One may learn the important lesson from a recessional time: the consideration of why the major Romantics chose to incorporate, both into their literary endeavors and their generalized consciousness, energies from without the charmed circle of the human race, rather than within; to forge a workable relationship, worth writing about, with trees, mountains, rivers, birds, flowers, and the like. One answer is painful, but simple: the consciousness of a Keats or a Shelley has more in common, both in its intentions and in its creative capacities, with what inheres in natural objects (trees, mountains, etc) than with the average human being, and with average human consciousness. It's a byproduct of both age, and experience; to understand, on a profound level, how middling most human consciousness is, how involved in delusion and duplicity, and then to see how this charmed, or not very charmed, circle might be broken. If you can access higher realities in a meaningful way, there would seem to be no reason not to do so.
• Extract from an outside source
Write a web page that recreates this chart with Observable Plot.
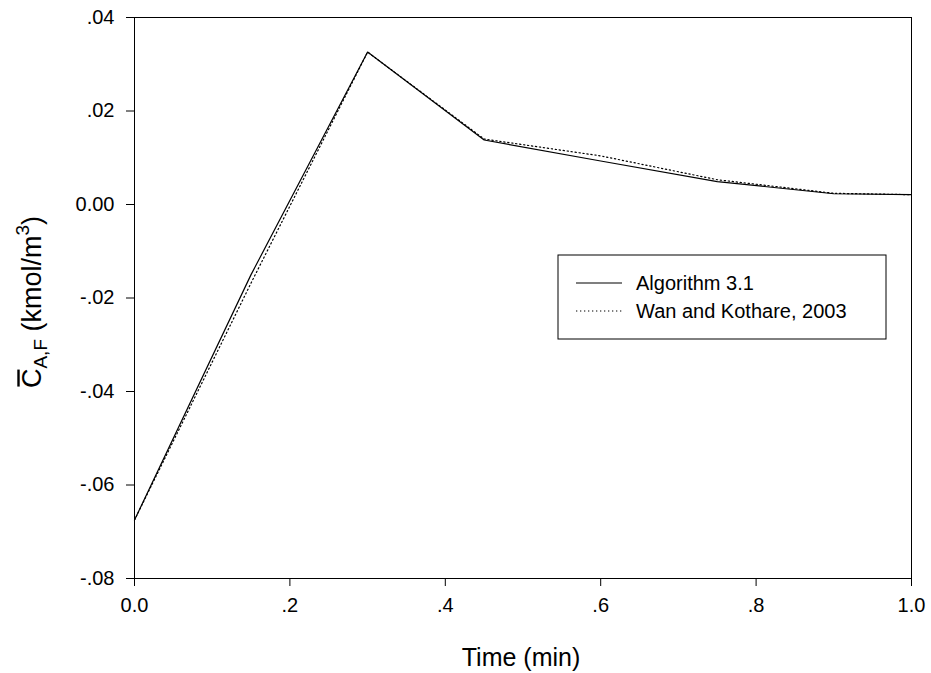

In terms of a lesson from Romanticism worth learning, that is one, though it may or may not be the most salient.
What Modernism and post-modernism gave us, where literature is concerned, is the sense that these relationships, between the human mind and the Otherness of nature, are silly, adolescent, frivolous. The problem is that most human consciousness is, in and of itself, silly, adolescent, and frivolous, and to stay within the charmed circle of the human (or, to get even more narrow, the charmed circle of textuality) is to stay a child, repeating ad infinitum that we are the center of the universe, and that the human race should be homogenized the right way. A homogenized human race manifests no individuals, and if there is nothing outside the text, the cosmic egg is both cracked and unusable. Why Keats and Shelley are older than those who followed and inverted them is that they bring to the surface how wildly uneven both the human race, and human consciousness, are, and that higher consciousness, when it manifests, needs to recognize both this variability (rather than a vaunted homogeneity) and the means to transcend it, sometimes within the charmed circle of the human, sometimes not. The flimsy quality of Modernism and post-modernism takes what makes Romantic poetry superior and pretends it is the pursuit of unreal phantoms; it's just that the human race, more than nature without us, has a problem with the unreal and with phantom systems of government, and when consciousness cannot attach to higher realities, it falls into a trough of stale ironies, incomprehensible symbols, and perverse lecherous inversions of lowliness into sublimity and cacophony into harmony.